What is a Split Rate Home Loan?

If you’re looking to purchase a house, then it’s about time you research the different kinds of mortgage loans that are available to you. You likely already know that obtaining a fixed-rate mortgage will give you the same interest rate throughout the mortgage’s life while an adjustable-rate mortgage may save you money by its interest rate going down over time. However, you may not be so well versed in split mortgages, which gives you the opportunity to benefit both from both a fixed and variable interest rate. This type of mortgage is a bit more complicated than combining the two different kinds of mortgage types as it entails a level of customization. Let’s take a look at split mortgages.


What Are Common Split Mortgage Ratios?

Typically, split mortgage loans come with a 50:50, 60:40, or 70:30 split between a fixed and variable rate. That being said, it is up to you the amount that you put into each kind of loan. To decide the type of split you want to do, you must determine the amount of risk you’re willing to take on the cash rate potentially going up.


The Lender Margins and Adjustments to a Split Mortgage

Lenders typically include several variables in the loan contract of a split mortgage that will determine the exact mortgage and interest rate payment amount. The majority of lenders will adjust their interest rates on a yearly basis. That being said some split mortgages come with a three or six-month adjustment period. Your lender will utilize an economic indicator, often a market index, which determines the adjustment of your interest rates. Additionally, the lender’s margin; a markup added on top of the adjustable rate mortgage, will also have an effect on your mortgage payments.
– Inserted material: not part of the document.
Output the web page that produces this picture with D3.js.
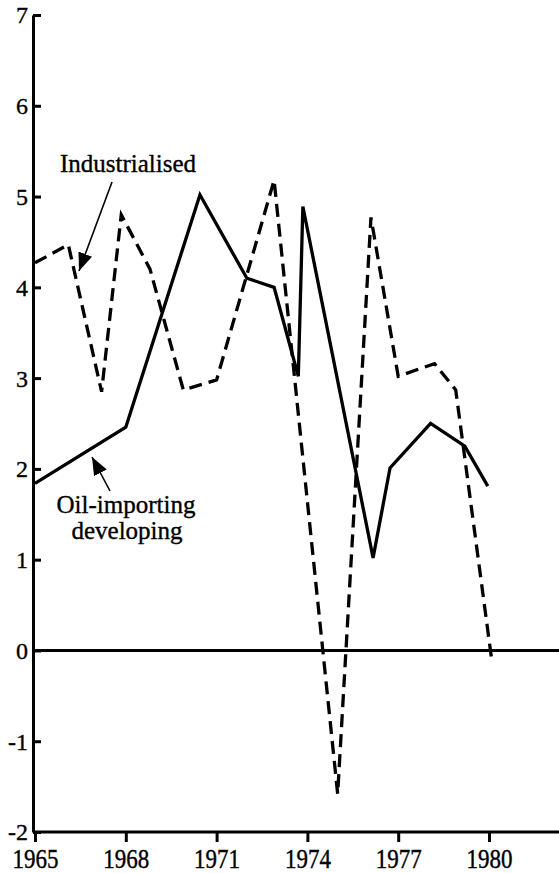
<!DOCTYPE html>
<html>
<head>
<meta charset="utf-8">
<script src="https://d3js.org/d3.v7.min.js"></script>
<style>
  body { margin: 0; background: #fff; }
  svg text { font-family: "Liberation Serif", "DejaVu Serif", serif; fill: #000; stroke: #000; stroke-width: 0.35px; }
</style>
</head>
<body>
<div id="chart"></div>
<script>
// growth rates, % per year
let indYears  = [1965, 1966.1, 1967.2, 1967.85, 1968.8, 1969.9, 1971.0, 1972.9, 1975.0, 1976.1, 1977.0, 1978.2, 1978.9, 1980.1];
let indValues = [4.27, 4.47, 2.85, 4.80, 4.20, 2.87, 2.98, 5.18, -1.58, 4.77, 3.02, 3.16, 2.87, -0.13];

let devYears  = [1965, 1968, 1970.45, 1972.0, 1972.9, 1973.7, 1973.85, 1976.17, 1976.73, 1978.07, 1979.2, 1979.96];
let devValues = [1.84, 2.46, 5.02, 4.10, 4.00, 3.02, 4.89, 1.02, 2.01, 2.50, 2.25, 1.81];

let xTicks = [1965, 1968, 1971, 1974, 1977, 1980];
let yTicks = [-2, -1, 0, 1, 2, 3, 4, 5, 6, 7];

let W = 559, H = 873;
let svg = d3.select("#chart").append("svg")
  .attr("width", W).attr("height", H);

let x = d3.scaleLinear().domain([1965, 1980]).range([35, 489]);
let y = d3.scaleLinear().domain([-2, 7]).range([832, 15]);
let axisX = 33;

// y axis, ticks pointing inward
let yAxis = svg.append("g")
  .attr("transform", "translate(" + axisX + ",0)")
  .call(d3.axisLeft(y).tickValues(yTicks).tickSize(-8).tickSizeOuter(0).tickPadding(5)
    .tickFormat(d => String(d)));
yAxis.attr("font-family", null);
yAxis.select(".domain").attr("stroke-width", 3);
yAxis.selectAll(".tick line").attr("stroke-width", 3);
yAxis.selectAll(".tick text").attr("font-size", 24).attr("dy", "0.33em");

// x axis along the bottom
let xAxis = svg.append("g")
  .attr("transform", "translate(0," + y(-2) + ")")
  .call(d3.axisBottom(x).tickValues(xTicks).tickSize(10).tickSizeOuter(0).tickPadding(0)
    .tickFormat(d => String(d)));
xAxis.attr("font-family", null);
xAxis.select(".domain").attr("d", "M" + axisX + ",0H" + W).attr("stroke-width", 3);
xAxis.selectAll(".tick line").attr("stroke-width", 3);
xAxis.selectAll(".tick text").attr("font-size", 23).attr("dy", null).attr("y", 0)
  .attr("transform", "translate(0,36) scale(1,1.2)");

// zero line
svg.append("line")
  .attr("x1", axisX).attr("x2", W)
  .attr("y1", y(0)).attr("y2", y(0))
  .attr("stroke", "#000").attr("stroke-width", 3);

let line = d3.line().x(d => x(d[0])).y(d => y(d[1]));

svg.append("path")
  .datum(d3.zip(indYears, indValues))
  .attr("d", line)
  .attr("fill", "none").attr("stroke", "#000")
  .attr("stroke-width", 3.3).attr("stroke-dasharray", "13,7");

svg.append("path")
  .datum(d3.zip(devYears, devValues))
  .attr("d", line)
  .attr("fill", "none").attr("stroke", "#000")
  .attr("stroke-width", 3.3).attr("stroke-linejoin", "miter");

// arrowhead
svg.append("defs").append("marker")
  .attr("id", "arrow")
  .attr("viewBox", "0 0 10 10")
  .attr("refX", 10).attr("refY", 5)
  .attr("markerUnits", "userSpaceOnUse")
  .attr("markerWidth", 18).attr("markerHeight", 18)
  .attr("orient", "auto")
  .append("path").attr("d", "M0,1L10,5L0,9Z").attr("fill", "#000");

// labels
svg.append("text").attr("x", 60).attr("y", 172).attr("font-size", 25).text("Industrialised");
svg.append("line")
  .attr("x1", 112).attr("y1", 182).attr("x2", 79).attr("y2", 271)
  .attr("stroke", "#000").attr("stroke-width", 1.6).attr("marker-end", "url(#arrow)");

svg.append("text").attr("x", 126).attr("y", 513).attr("font-size", 25)
  .attr("text-anchor", "middle").text("Oil-importing");
svg.append("text").attr("x", 127).attr("y", 539).attr("font-size", 25)
  .attr("text-anchor", "middle").text("developing");
svg.append("line")
  .attr("x1", 110).attr("y1", 491).attr("x2", 92).attr("y2", 457)
  .attr("stroke", "#000").attr("stroke-width", 1.6).attr("marker-end", "url(#arrow)");
</script>
</body>
</html>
Split Mortgage Adjustable Interest Rate Caps

Lenders utilize three different kinds of interest rate caps for the Adjustable Mortgage Rate part of the split mortgage. The first is an initial cap that limits the amount in initial adjustment. The second is a periodic cap that limits any other adjustment throughout the length of the loan. Lastly, there is a life cap which limits the total increase that the adjustable rate goes through from the first increase to the end of the mortgage’s life. Calculating your total mortgage payment amount through the length of the loan period will help you decide if the caps and variables make a split mortgage the right choice for you.


What Are the Advantages of a Split Rate Mortgage?

Split loans are recommended for borrowers that want to lower their interest rate risk in the case of a hike in rates. You are better able to manage your loan when you’re taking advantage of both kinds of loan products. The portion of the loan that is a fixed rate helps with your budgeting since you know the exact amount that you need to pay. On the other hand, the variable loan allows you to pay as much as you want as long as you make the minimum repayment amount. Split rate loans are excellent for property investors, as they can maintain their owner-occupier loan at a fixed rate and then their investment property loan on variable terms to make the most tax deductions on increasing interest rates.


What are the Disadvantages of a Split Mortgage?

You will have low monthly payment in the initial fixed-rate period of your split mortgage. However, you may pay the price later down the road. There may be significant increases in interest rates during the adjustable rate period of your split mortgage. Moreover, you must be careful about the prepayment penalty that lenders may place on your loan. These penalties depend on the amount you take out and can cause disruptions in plans to pay off the mortgage early. This makes this type of loan not ideal if you want to remain in the home for longer than ten years.